Eric Liddell’s passion for running was inextricably bound up with his passion for God; from even a brief study of the driving force behind this man it is clear that he ran for God. In the film Chariots of Fire, which was inspired by Eric Liddell, he says, “…when I run I feel His pleasure.” The film, featuring Ian Charleson, captured beautifully the ecstatic moment in the 1924 Olympics when Liddell, refusing to run because his event fell on a Sunday, ran at the eleventh hour in an event he had not trained for, the 400 metres.

Eric Liddell Bronze Statue

I was commissioned to create a statue of Eric Liddell for the foyer of the planned Eric Liddell Sports Centre, which was to be constructed in the grounds of Eltham College. It seemed I was in the right place at the right time. I was Artist in Residence at Eltham College, the school which Eric had attended in 1908 as the son of a missionary. It felt wonderful to walk in the beautiful grounds of the school knowing that Eric too had walked there, and to retreat to an intimate attic studio in the Headmaster’s garden to study and ponder on the qualities of this unique man.
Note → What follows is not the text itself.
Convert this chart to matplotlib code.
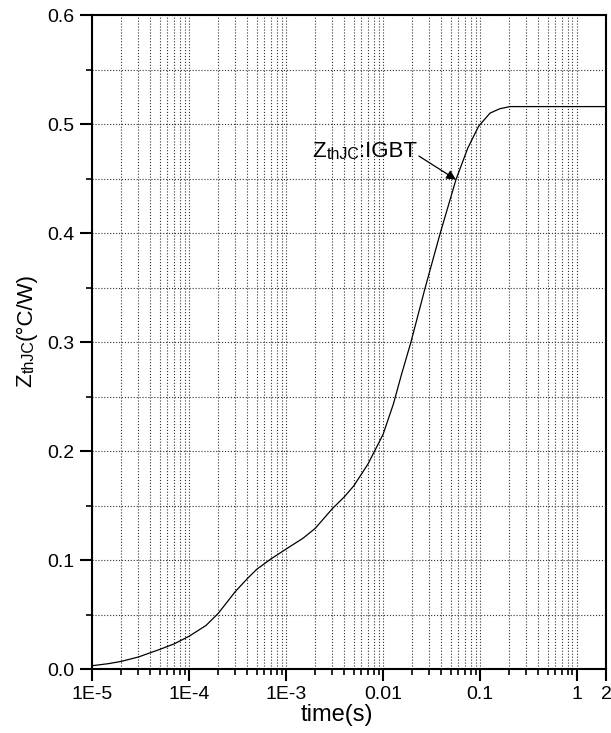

I felt privileged, not just to be working in that space, but to have been entrusted to honour such an inspirational soul.

The more I read and studied about him, the more I realised that his courage was exceptional; not least in the manner of his running. It is well known that he presented a uniquely strange image of surrender as he approached the final 30 metres of the race. I knew that this was the moment I needed to try to capture, so I asked one of the young sportsmen in the 6th form to model for me. His first task was to run at full pelt across the playing field, and in the last stretch of this sprint to throw his head back in the manner of Eric. Witnessing this I remember my heart catching in my mouth. The youth told me it was a truly terrifying sensation, to suddenly have lost sight of your goal but yet to believe and trust that you would be taken there. In my heart the vision I had then was that Eric was striving, as a Christian, to reach the ultimate goal, to surrender himself body and soul to God. There was for me in his physical gesture of throwing his head back and reaching his arm upwards in an evangelistic ecstasy of surrender, an echo of Christ.

He had become at that moment the nickname given to him by the press, “The Flying Scotsman.”

As the sculpture took shape I felt his presence powerfully in my studio. At the time, I had just completed a small sculpture of Pegasus, which stood in a corner of the studio. One evening, working late, I had to shine a lamp directly at a part of his face. I looked up to see that a large shadow had been projected on the wall. The two sculptures had combined so that Eric was silhouetted against the wall and had grown wings. He had become at that moment the nickname given to him by the press, “The Flying Scotsman.”

Beyond the glamour of the Olympics, Eric went to China to become a missionary. He was captured and held in a Japanese prisoner of war camp. The camp held 2,000 prisoners, instead of the 600 it was designed for. Early every morning Eric would pray for his fellow inmates and for guidance as to how he could help. According to an eye-witness and fellow inmate, when Eric died in the camp, all 2,000 of the inmates attended his funeral.

Lesley Pover and Eric Liddell Statue

Eric Liddell won the 400 metres race and a Gold medal for Britain. Witnessing him run in complete surrender to his God, he might have carried and lifted the battered hearts of many post war Britons; he certainly carried mine.